Why millions of professionals would trade part of their paycheck for real friends at work …

When someone walks into the office and the first words aren’t about deadlines or meetings but about last night’s game, work suddenly feels different. People notice each other. They laugh together, argue a little, and somehow, the day moves faster. That experience of connection is not just something pleasant, it has real significance. A majority of professionals say they would accept a pay cut just to have that sense of belonging at work. Friendship has become one of the most valuable parts of work life.

Research in organizational psychology has been circling this reality for years, and recent survey data has made it harder to ignore. In 2025, KPMG reported that 57 percent of full-time professionals would choose a job paying below market rate if it meant working with close friends rather than earning more in a socially thin environment. Gallup’s long-running workplace studies have consistently found that employees who say they have a “best friend at work” are far more likely to be engaged in their roles. Other national surveys on retention show that strong workplace relationships significantly increase the likelihood of staying with an employer.

Taken together, the data points to something deeper than preference. It reveals structural reasons why friendship at work matters.

The first reason is stress regulation. Workplaces generate chronic pressure: deadlines, performance evaluations, competition, uncertainty. Decades of research on social support shows that perceived support reduces the physiological and psychological impact of stress. In practice, this means that when employees feel they have allies, cortisol spikes are lower, emotional recovery is faster, and setbacks are less destabilizing. A project that would feel overwhelming in isolation feels manageable when someone else is invested alongside you. The friend at the next desk does not remove the demand; they alter how the demand is experienced.

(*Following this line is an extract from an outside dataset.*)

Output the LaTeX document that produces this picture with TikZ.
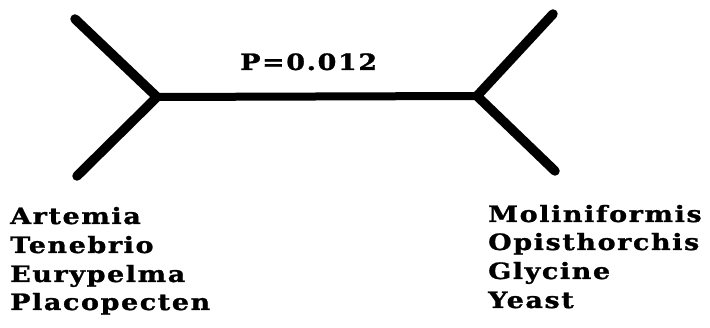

The second reason is psychological safety. Harvard professor Amy Edmondson’s research on team effectiveness demonstrates that people perform better when they believe they can speak up without being humiliated or punished. Friendship strengthens that safety. It lowers the social risk of offering an unfinished idea, admitting confusion, or challenging a flawed plan. Innovation rarely happens in rooms where people are guarding themselves. It grows where trust allows people to think out loud. Friendship does not replace competence, but it creates the conditions in which competence can surface.

A third factor is engagement. Gallup’s data linking close workplace friendships to higher engagement is not trivial. Engagement is associated with productivity, lower absenteeism, better customer outcomes, and reduced turnover. The mechanism is straightforward: people invest more energy where they feel connected. When work includes relational reward, effort feels less transactional. Tasks are no longer performed only for salary or advancement; they are performed within a network of relationships that matter. That social context amplifies commitment.

There is also the reality of modern isolation. Remote and hybrid work arrangements have increased flexibility, but they have also narrowed spontaneous human contact. For many adults, the workplace once provided a primary site of social interaction. As that space fragmented, loneliness increased. Surveys consistently report a meaningful percentage of employees experiencing workplace isolation. In that environment, friendship is not a luxury, it becomes one of the few consistent arenas for adult connection. The willingness to trade income for belonging reflects an attempt to rebalance what work provides.

None of this means workplace friendship is uncomplicated. Close bonds intensify workplace dynamics. Conflicts feel personal. Promotions can strain loyalty. Managers must guard against favoritism and exclusion. Professionals must learn to separate feedback about performance from judgments about identity. When boundaries blur, problems follow. Friendship at work requires maturity and clarity about roles.

Yet the complications do not erase the value, they simply require intentional handling. Where friendships are healthy, they anchor people through volatile seasons, provide honest feedback, and create resilience that policies alone cannot manufacture.

The finding that a majority of professionals would accept less pay to work with friends is not a soft cultural trend, it is an economic signal about what people now consider essential. Money remains necessary and advancement remains important. But connection has measurable value, and workers are quantifying it with their choices. The modern workplace has spent decades optimizing systems, incentives, and performance metrics. What the data increasingly suggests is that human connection is not peripheral to those goals, it is one of the conditions that makes them achievable.